──────── Given entries ────────

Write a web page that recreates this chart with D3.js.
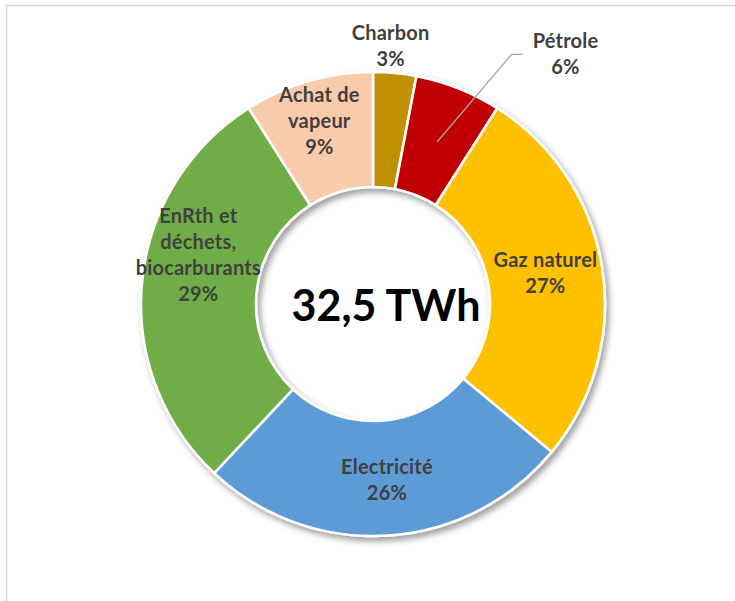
<!DOCTYPE html>
<html><head><meta charset="utf-8">
<script src="https://cdn.jsdelivr.net/npm/d3@7"></script>
<style>html,body{margin:0;padding:0;background:#fff;}svg{display:block;}</style>
</head><body>
<script>
// ---- data ----
const categories = ["Charbon", "Pétrole", "Gaz naturel", "Electricité", "EnRth et déchets, biocarburants", "Achat de vapeur"];
const labelLines = [["Charbon"], ["Pétrole"], ["Gaz naturel"], ["Electricité"], ["EnRth et", "déchets,", "biocarburants"], ["Achat de", "vapeur"]];
const values = [3, 6, 27, 26, 29, 9];
const colors = ["#BF9000", "#C00000", "#FFC000", "#5B9BD5", "#70AD47", "#F8CBAD"];
const totalLabel = "32,5 TWh";

// ---- layout ----
const W = 735, H = 601;
const cx = 373, cy = 304, rOuter = 232, rInner = 117;
const FONT = "Lato, 'Open Sans', sans-serif";
const lineH = 26;
const labelCfg = {
  "Charbon": {outside: true, r: 262, dx: -7, dy: 3},
  "Pétrole": {outside: true, r: 262, dx: 96, dy: -6, leader: true},
  "Gaz naturel": {dx: 0, dy: -4},
  "Electricité": {dx: 3, dy: 2},
  "EnRth et déchets, biocarburants": {dx: -1, dy: -33},
  "Achat de vapeur": {dx: -5, dy: -15}
};

const svg = d3.select("body").append("svg").attr("width", W).attr("height", H);
const defs = svg.append("defs");
const f = defs.append("filter").attr("id", "sh").attr("x", "-20%").attr("y", "-20%").attr("width", "140%").attr("height", "140%");
f.append("feDropShadow").attr("dx", 3).attr("dy", 4).attr("stdDeviation", 3)
  .attr("flood-color", "#000").attr("flood-opacity", 0.38);

// frame
svg.append("rect").attr("x", 6.5).attr("y", 5.5).attr("width", 900).attr("height", 900)
  .attr("fill", "none").attr("stroke", "#d9d9d9").attr("stroke-width", 1.6);

const pie = d3.pie().sort(null).value(d => d)(values);
const arc = d3.arc().innerRadius(rInner).outerRadius(rOuter);
const midArc = d3.arc().innerRadius((rInner + rOuter) / 2).outerRadius((rInner + rOuter) / 2);

const g = svg.append("g").attr("transform", `translate(${cx},${cy})`);
g.append("g").attr("filter", "url(#sh)")
  .selectAll("path").data(pie).join("path")
  .attr("d", arc).attr("fill", (d, i) => colors[i])
  .attr("stroke", "#fff").attr("stroke-width", 2.6).attr("stroke-linejoin", "round");

// labels
pie.forEach((d, i) => {
  const cfg = labelCfg[categories[i]];
  let x, y;
  if (cfg.outside) {
    const a = (d.startAngle + d.endAngle) / 2;
    x = cfg.r * Math.sin(a) + cfg.dx;
    y = -cfg.r * Math.cos(a) + cfg.dy;
  } else {
    const c = midArc.centroid(d);
    x = c[0] + cfg.dx; y = c[1] + cfg.dy;
  }
  const lines = labelLines[i].concat([values[i] + "%"]);
  const n = lines.length;
  const t = g.append("text").attr("text-anchor", "middle")
    .attr("font-family", FONT).attr("font-weight", 700).attr("font-size", 20)
    .attr("letter-spacing", 0.2)
    .attr("fill", "#404040");
  lines.forEach((s, k) => {
    t.append("tspan").attr("x", x).attr("y", y + 7 - (n - 1) * lineH / 2 + k * lineH).text(s);
  });
  if (cfg.leader) {
    const c = midArc.centroid(d);
    const bb = t.node().getBBox();
    const ex = bb.x - 10, ey = y;
    g.insert("polyline", "text")
      .attr("points", `${c[0]},${c[1]} ${ex - 11},${ey} ${ex},${ey}`)
      .attr("fill", "none").attr("stroke", "#a6a6a6").attr("stroke-width", 1.3);
  }
});

// center total
g.append("text").attr("x", 13).attr("y", 17).attr("text-anchor", "middle")
  .attr("font-family", FONT).attr("font-weight", 700).attr("font-size", 43)
  .attr("fill", "#000").text(totalLabel);
</script>
</body></html>
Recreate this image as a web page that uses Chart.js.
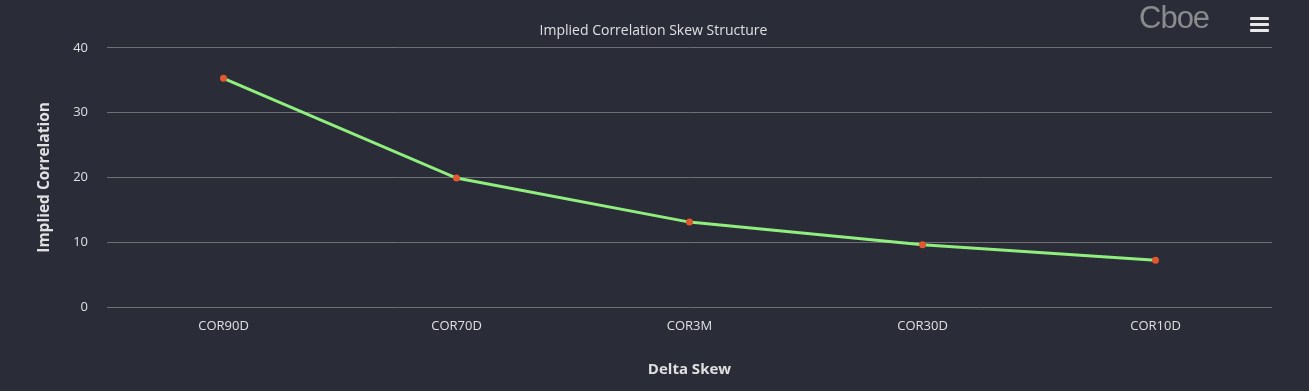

────────

• **Your task**
Transcribe each line above verbatim, with the pictures left out.

• **Written reply**
Write a web page that recreates this chart with D3.js.
<!DOCTYPE html>
<html><head><meta charset="utf-8">
<script src="https://cdn.jsdelivr.net/npm/d3@7"></script>
<style>html,body{margin:0;padding:0;background:#fff;}svg{display:block;}</style>
</head><body>
<script>
// ---- data ----
const categories = ["Charbon", "Pétrole", "Gaz naturel", "Electricité", "EnRth et déchets, biocarburants", "Achat de vapeur"];
const labelLines = [["Charbon"], ["Pétrole"], ["Gaz naturel"], ["Electricité"], ["EnRth et", "déchets,", "biocarburants"], ["Achat de", "vapeur"]];
const values = [3, 6, 27, 26, 29, 9];
const colors = ["#BF9000", "#C00000", "#FFC000", "#5B9BD5", "#70AD47", "#F8CBAD"];
const totalLabel = "32,5 TWh";

// ---- layout ----
const W = 735, H = 601;
const cx = 373, cy = 304, rOuter = 232, rInner = 117;
const FONT = "Lato, 'Open Sans', sans-serif";
const lineH = 26;
const labelCfg = {
  "Charbon": {outside: true, r: 262, dx: -7, dy: 3},
  "Pétrole": {outside: true, r: 262, dx: 96, dy: -6, leader: true},
  "Gaz naturel": {dx: 0, dy: -4},
  "Electricité": {dx: 3, dy: 2},
  "EnRth et déchets, biocarburants": {dx: -1, dy: -33},
  "Achat de vapeur": {dx: -5, dy: -15}
};

const svg = d3.select("body").append("svg").attr("width", W).attr("height", H);
const defs = svg.append("defs");
const f = defs.append("filter").attr("id", "sh").attr("x", "-20%").attr("y", "-20%").attr("width", "140%").attr("height", "140%");
f.append("feDropShadow").attr("dx", 3).attr("dy", 4).attr("stdDeviation", 3)
  .attr("flood-color", "#000").attr("flood-opacity", 0.38);

// frame
svg.append("rect").attr("x", 6.5).attr("y", 5.5).attr("width", 900).attr("height", 900)
  .attr("fill", "none").attr("stroke", "#d9d9d9").attr("stroke-width", 1.6);

const pie = d3.pie().sort(null).value(d => d)(values);
const arc = d3.arc().innerRadius(rInner).outerRadius(rOuter);
const midArc = d3.arc().innerRadius((rInner + rOuter) / 2).outerRadius((rInner + rOuter) / 2);

const g = svg.append("g").attr("transform", `translate(${cx},${cy})`);
g.append("g").attr("filter", "url(#sh)")
  .selectAll("path").data(pie).join("path")
  .attr("d", arc).attr("fill", (d, i) => colors[i])
  .attr("stroke", "#fff").attr("stroke-width", 2.6).attr("stroke-linejoin", "round");

// labels
pie.forEach((d, i) => {
  const cfg = labelCfg[categories[i]];
  let x, y;
  if (cfg.outside) {
    const a = (d.startAngle + d.endAngle) / 2;
    x = cfg.r * Math.sin(a) + cfg.dx;
    y = -cfg.r * Math.cos(a) + cfg.dy;
  } else {
    const c = midArc.centroid(d);
    x = c[0] + cfg.dx; y = c[1] + cfg.dy;
  }
  const lines = labelLines[i].concat([values[i] + "%"]);
  const n = lines.length;
  const t = g.append("text").attr("text-anchor", "middle")
    .attr("font-family", FONT).attr("font-weight", 700).attr("font-size", 20)
    .attr("letter-spacing", 0.2)
    .attr("fill", "#404040");
  lines.forEach((s, k) => {
    t.append("tspan").attr("x", x).attr("y", y + 7 - (n - 1) * lineH / 2 + k * lineH).text(s);
  });
  if (cfg.leader) {
    const c = midArc.centroid(d);
    const bb = t.node().getBBox();
    const ex = bb.x - 10, ey = y;
    g.insert("polyline", "text")
      .attr("points", `${c[0]},${c[1]} ${ex - 11},${ey} ${ex},${ey}`)
      .attr("fill", "none").attr("stroke", "#a6a6a6").attr("stroke-width", 1.3);
  }
});

// center total
g.append("text").attr("x", 13).attr("y", 17).attr("text-anchor", "middle")
  .attr("font-family", FONT).attr("font-weight", 700).attr("font-size", 43)
  .attr("fill", "#000").text(totalLabel);
</script>
</body></html>
Recreate this image as a web page that uses Chart.js.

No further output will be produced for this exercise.